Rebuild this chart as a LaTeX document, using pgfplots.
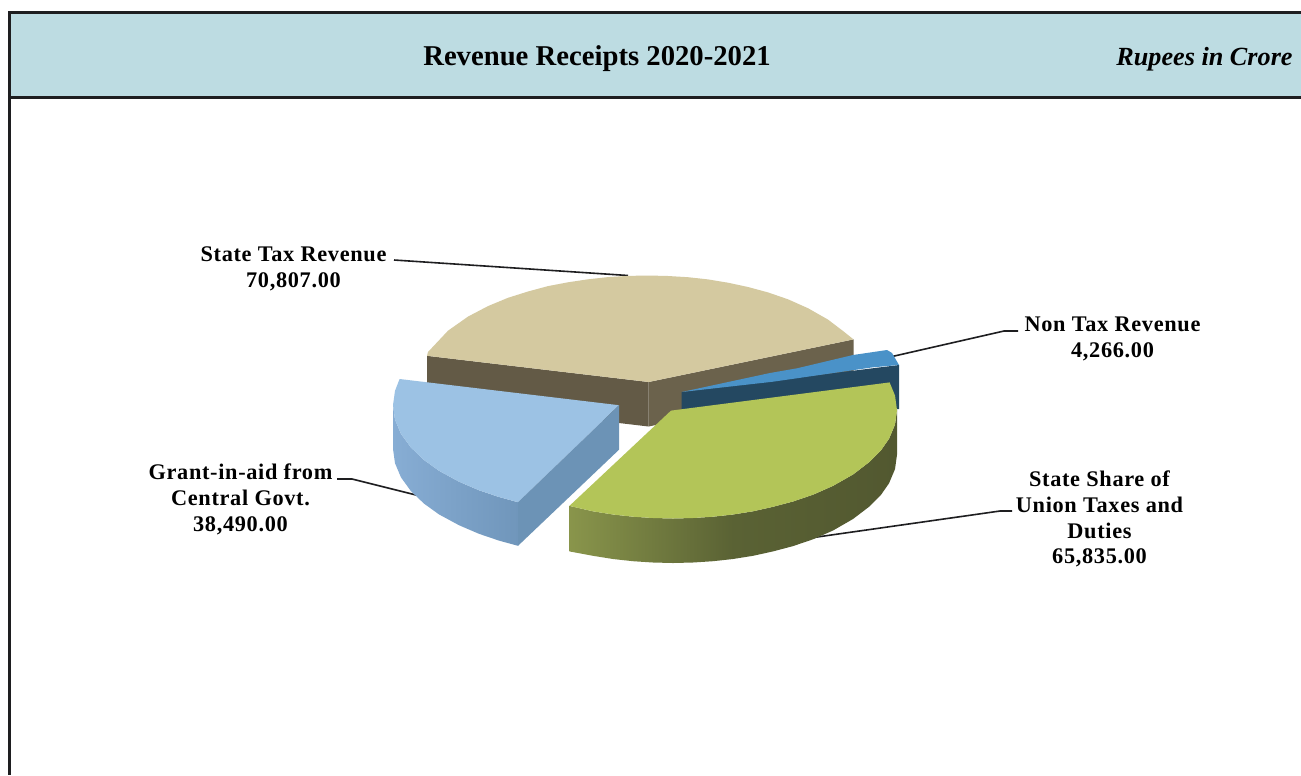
\documentclass[border=0pt]{standalone}
\usepackage{pgfplots}
\pgfplotsset{compat=1.18}
\usepackage{fontspec}
\setmainfont{Liberation Serif}
\newfontfamily\lab[LetterSpace=3,Ligatures=NoCommon]{Liberation Serif}
\definecolor{hdr}{RGB}{189,220,226}
\definecolor{ink}{RGB}{30,30,32}
\definecolor{beigetop}{RGB}{212,201,160}
\definecolor{beigeL}{RGB}{99,90,70}
\definecolor{beigeR}{RGB}{107,98,76}
\definecolor{nontop}{RGB}{74,146,200}
\definecolor{nonwall}{RGB}{36,72,97}
\definecolor{greentop}{RGB}{179,197,88}
\definecolor{bluetop}{RGB}{156,194,228}
\definecolor{blueside}{RGB}{108,147,182}
\definecolor{gw1}{RGB}{137,149,75}
\definecolor{gw2}{RGB}{90,98,52}
\definecolor{gw3}{RGB}{82,88,48}
\definecolor{bw1}{RGB}{135,173,212}
\definecolor{bw2}{RGB}{112,150,187}
\pgfdeclarehorizontalshading{greenwall}{100bp}{
 color(0bp)=(gw1); color(25bp)=(gw1); color(50bp)=(gw2); color(75bp)=(gw3); color(100bp)=(gw3)}
\pgfdeclarehorizontalshading{bluewall}{100bp}{
 color(0bp)=(bw1); color(25bp)=(bw1); color(75bp)=(bw2); color(100bp)=(bw2)}
\begin{document}
\begin{tikzpicture}[lblstyle/.style={inner sep=0pt,align=center,font=\fontsize{22.4}{26}\selectfont\bfseries\lab}]
\begin{axis}[
  scale only axis, width=1301bp, height=775bp,
  xmin=0, xmax=1301, ymin=0, ymax=775, y dir=reverse,
  hide axis, clip=true, axis on top=false,
  every axis plot/.append style={no markers}
]
% background and frame
\addplot[fill=white,draw=none] coordinates {(0,0)(1301,0)(1301,775)(0,775)} --cycle;
\addplot[fill=hdr,draw=none] coordinates {(9.5,12.5)(1301,12.5)(1301,97.5)(9.5,97.5)} --cycle;
\addplot[ink,line width=3bp] coordinates {(1301,12.5)(9.5,12.5)(9.5,775)};
\addplot[ink,line width=3bp] coordinates {(9.5,97.5)(1301,97.5)};
% leader lines
\addplot[ink,line width=1.6bp] coordinates {(394,260)(628,275.5)};
\addplot[ink,line width=1.6bp] coordinates {(890,357)(1004,331)(1018,331)};
\addplot[ink,line width=1.6bp] coordinates {(337,479)(352,479)(416,495)};
\addplot[ink,line width=1.6bp] coordinates {(810,538)(1000,511)(1012,511)};
% State Tax Revenue: walls then top
\addplot[fill=beigeL,draw=none] coordinates {(427,355.8)(648.6,382)(648.6,426.5)(427,400.4)} --cycle;
\addplot[fill=beigeR,draw=none] coordinates {(648.6,382)(853.5,339.4)(853.5,384)(648.6,426.5)} --cycle;
\addplot[fill=beigetop,draw=none] coordinates {
 (427,355.8)(428,352)(448,330.7)(468,316.6)(488,306.1)(508,297.8)(528,291.5)(548,286.1)(568,282.3)(588,279.3)(608,277.1)(628,275.9)(648,275.5)
 (668,276)(688,277.2)(708,279.4)(728,282.7)(748,287)(768,292.4)(788,299.3)(808,308.2)(828,319.6)(843,331)(853.5,339.4)
 (648.6,382)} --cycle;
% Non Tax Revenue
\addplot[fill=nonwall,draw=none] coordinates {(681.7,392)(899,365)(899,409)(681.7,436)} --cycle;
\addplot[fill=nontop,draw=none] coordinates {(681.7,392)(770,373)(797,368.3)(853,355)(887,350)(892,353)(899,365)(873,367.3)(773,381.7)} --cycle;
% State Share of Union Taxes and Duties
\addplot[draw=none,shading=greenwall] coordinates {
 (569.4,505.9)(593,511.3)(613,514.5)(633,516.7)(653,518)(673,518.5)(693,518)(713,516.7)(733,514.5)(753,511.3)(773,506.8)(793,501.5)(813,494.7)(833,485.9)(853,474.5)(869,462.3)(881,450.3)(889,438.8)(895,424.6)(897,410)
 (897,454.6)(895,469.1)(889,483.3)(881,494.8)(869,506.8)(853,519)(833,530.5)(813,539.3)(793,546.1)(773,551.4)(753,555.8)(733,559)(713,561.2)(693,562.5)(673,563)(653,562.5)(633,561.2)(613,559)(593,555.8)(569.4,551.4)} --cycle;
\addplot[fill=greentop,draw=none] coordinates {
 (569.4,505.9)(671,410.6)(889.6,382.4)(895,395.5)(897,410)(895,424.6)(889,438.8)(881,450.3)(869,462.3)(853,474.5)(833,485.9)(813,494.7)(793,501.5)(773,506.8)(753,511.3)(733,514.5)(713,516.7)(693,518)(673,518.5)(653,518)(633,516.7)(613,514.5)(593,511.3)} --cycle;
% Grant-in-aid from Central Govt.
\addplot[draw=none,shading=bluewall] coordinates {
 (393,405.2)(395,419.6)(401,433.9)(411,447.6)(424,460)(439,470.8)(459,481.7)(479,490.3)(499,497)(518,502.2)
 (518,545.8)(499,540.6)(479,533.8)(459,525.2)(439,514.4)(424,503.6)(411,491.2)(401,477.4)(395,463.2)(393,448.8)} --cycle;
\addplot[fill=bluetop,draw=none] coordinates {
 (399.6,379)(619,405.2)(518,502.2)(499,497)(479,490.3)(459,481.7)(439,470.8)(424,460)(411,447.6)(401,433.9)(395,419.6)(393,405.2)(395,390.8)} --cycle;
\addplot[fill=blueside,draw=none] coordinates {(619,405.2)(619,449.7)(518,545.8)(518,502.2)} --cycle;
% text
\node[inner sep=0pt] at (axis cs:597,59) {\fontsize{28.8}{32}\selectfont\bfseries Revenue Receipts 2020-2021};
\node[inner sep=0pt] at (axis cs:1204.5,59) {\fontsize{26.3}{30}\selectfont\bfseries\itshape Rupees in Crore};
\node[lblstyle] at (axis cs:293.5,268.5) {State Tax Revenue\\70,807.00};
\node[lblstyle] at (axis cs:1112.5,338.5) {Non Tax Revenue\\4,266.00};
\node[lblstyle] at (axis cs:240.5,499) {Grant-in-aid from\\Central Govt.\\38,490.00};
\node[lblstyle] at (axis cs:1099.5,519) {State Share of\\Union Taxes and\\Duties\\65,835.00};
\end{axis}
\end{tikzpicture}
\end{document}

****************************************

■ Your instructions ■
Retype everything in the material word for word, minus pictures.

■ Exercise output ■
Rebuild this chart as a LaTeX document, using pgfplots.
\documentclass[border=0pt]{standalone}
\usepackage{pgfplots}
\pgfplotsset{compat=1.18}
\usepackage{fontspec}
\setmainfont{Liberation Serif}
\newfontfamily\lab[LetterSpace=3,Ligatures=NoCommon]{Liberation Serif}
\definecolor{hdr}{RGB}{189,220,226}
\definecolor{ink}{RGB}{30,30,32}
\definecolor{beigetop}{RGB}{212,201,160}
\definecolor{beigeL}{RGB}{99,90,70}
\definecolor{beigeR}{RGB}{107,98,76}
\definecolor{nontop}{RGB}{74,146,200}
\definecolor{nonwall}{RGB}{36,72,97}
\definecolor{greentop}{RGB}{179,197,88}
\definecolor{bluetop}{RGB}{156,194,228}
\definecolor{blueside}{RGB}{108,147,182}
\definecolor{gw1}{RGB}{137,149,75}
\definecolor{gw2}{RGB}{90,98,52}
\definecolor{gw3}{RGB}{82,88,48}
\definecolor{bw1}{RGB}{135,173,212}
\definecolor{bw2}{RGB}{112,150,187}
\pgfdeclarehorizontalshading{greenwall}{100bp}{
 color(0bp)=(gw1); color(25bp)=(gw1); color(50bp)=(gw2); color(75bp)=(gw3); color(100bp)=(gw3)}
\pgfdeclarehorizontalshading{bluewall}{100bp}{
 color(0bp)=(bw1); color(25bp)=(bw1); color(75bp)=(bw2); color(100bp)=(bw2)}
\begin{document}
\begin{tikzpicture}[lblstyle/.style={inner sep=0pt,align=center,font=\fontsize{22.4}{26}\selectfont\bfseries\lab}]
\begin{axis}[
  scale only axis, width=1301bp, height=775bp,
  xmin=0, xmax=1301, ymin=0, ymax=775, y dir=reverse,
  hide axis, clip=true, axis on top=false,
  every axis plot/.append style={no markers}
]
% background and frame
\addplot[fill=white,draw=none] coordinates {(0,0)(1301,0)(1301,775)(0,775)} --cycle;
\addplot[fill=hdr,draw=none] coordinates {(9.5,12.5)(1301,12.5)(1301,97.5)(9.5,97.5)} --cycle;
\addplot[ink,line width=3bp] coordinates {(1301,12.5)(9.5,12.5)(9.5,775)};
\addplot[ink,line width=3bp] coordinates {(9.5,97.5)(1301,97.5)};
% leader lines
\addplot[ink,line width=1.6bp] coordinates {(394,260)(628,275.5)};
\addplot[ink,line width=1.6bp] coordinates {(890,357)(1004,331)(1018,331)};
\addplot[ink,line width=1.6bp] coordinates {(337,479)(352,479)(416,495)};
\addplot[ink,line width=1.6bp] coordinates {(810,538)(1000,511)(1012,511)};
% State Tax Revenue: walls then top
\addplot[fill=beigeL,draw=none] coordinates {(427,355.8)(648.6,382)(648.6,426.5)(427,400.4)} --cycle;
\addplot[fill=beigeR,draw=none] coordinates {(648.6,382)(853.5,339.4)(853.5,384)(648.6,426.5)} --cycle;
\addplot[fill=beigetop,draw=none] coordinates {
 (427,355.8)(428,352)(448,330.7)(468,316.6)(488,306.1)(508,297.8)(528,291.5)(548,286.1)(568,282.3)(588,279.3)(608,277.1)(628,275.9)(648,275.5)
 (668,276)(688,277.2)(708,279.4)(728,282.7)(748,287)(768,292.4)(788,299.3)(808,308.2)(828,319.6)(843,331)(853.5,339.4)
 (648.6,382)} --cycle;
% Non Tax Revenue
\addplot[fill=nonwall,draw=none] coordinates {(681.7,392)(899,365)(899,409)(681.7,436)} --cycle;
\addplot[fill=nontop,draw=none] coordinates {(681.7,392)(770,373)(797,368.3)(853,355)(887,350)(892,353)(899,365)(873,367.3)(773,381.7)} --cycle;
% State Share of Union Taxes and Duties
\addplot[draw=none,shading=greenwall] coordinates {
 (569.4,505.9)(593,511.3)(613,514.5)(633,516.7)(653,518)(673,518.5)(693,518)(713,516.7)(733,514.5)(753,511.3)(773,506.8)(793,501.5)(813,494.7)(833,485.9)(853,474.5)(869,462.3)(881,450.3)(889,438.8)(895,424.6)(897,410)
 (897,454.6)(895,469.1)(889,483.3)(881,494.8)(869,506.8)(853,519)(833,530.5)(813,539.3)(793,546.1)(773,551.4)(753,555.8)(733,559)(713,561.2)(693,562.5)(673,563)(653,562.5)(633,561.2)(613,559)(593,555.8)(569.4,551.4)} --cycle;
\addplot[fill=greentop,draw=none] coordinates {
 (569.4,505.9)(671,410.6)(889.6,382.4)(895,395.5)(897,410)(895,424.6)(889,438.8)(881,450.3)(869,462.3)(853,474.5)(833,485.9)(813,494.7)(793,501.5)(773,506.8)(753,511.3)(733,514.5)(713,516.7)(693,518)(673,518.5)(653,518)(633,516.7)(613,514.5)(593,511.3)} --cycle;
% Grant-in-aid from Central Govt.
\addplot[draw=none,shading=bluewall] coordinates {
 (393,405.2)(395,419.6)(401,433.9)(411,447.6)(424,460)(439,470.8)(459,481.7)(479,490.3)(499,497)(518,502.2)
 (518,545.8)(499,540.6)(479,533.8)(459,525.2)(439,514.4)(424,503.6)(411,491.2)(401,477.4)(395,463.2)(393,448.8)} --cycle;
\addplot[fill=bluetop,draw=none] coordinates {
 (399.6,379)(619,405.2)(518,502.2)(499,497)(479,490.3)(459,481.7)(439,470.8)(424,460)(411,447.6)(401,433.9)(395,419.6)(393,405.2)(395,390.8)} --cycle;
\addplot[fill=blueside,draw=none] coordinates {(619,405.2)(619,449.7)(518,545.8)(518,502.2)} --cycle;
% text
\node[inner sep=0pt] at (axis cs:597,59) {\fontsize{28.8}{32}\selectfont\bfseries Revenue Receipts 2020-2021};
\node[inner sep=0pt] at (axis cs:1204.5,59) {\fontsize{26.3}{30}\selectfont\bfseries\itshape Rupees in Crore};
\node[lblstyle] at (axis cs:293.5,268.5) {State Tax Revenue\\70,807.00};
\node[lblstyle] at (axis cs:1112.5,338.5) {Non Tax Revenue\\4,266.00};
\node[lblstyle] at (axis cs:240.5,499) {Grant-in-aid from\\Central Govt.\\38,490.00};
\node[lblstyle] at (axis cs:1099.5,519) {State Share of\\Union Taxes and\\Duties\\65,835.00};
\end{axis}
\end{tikzpicture}
\end{document}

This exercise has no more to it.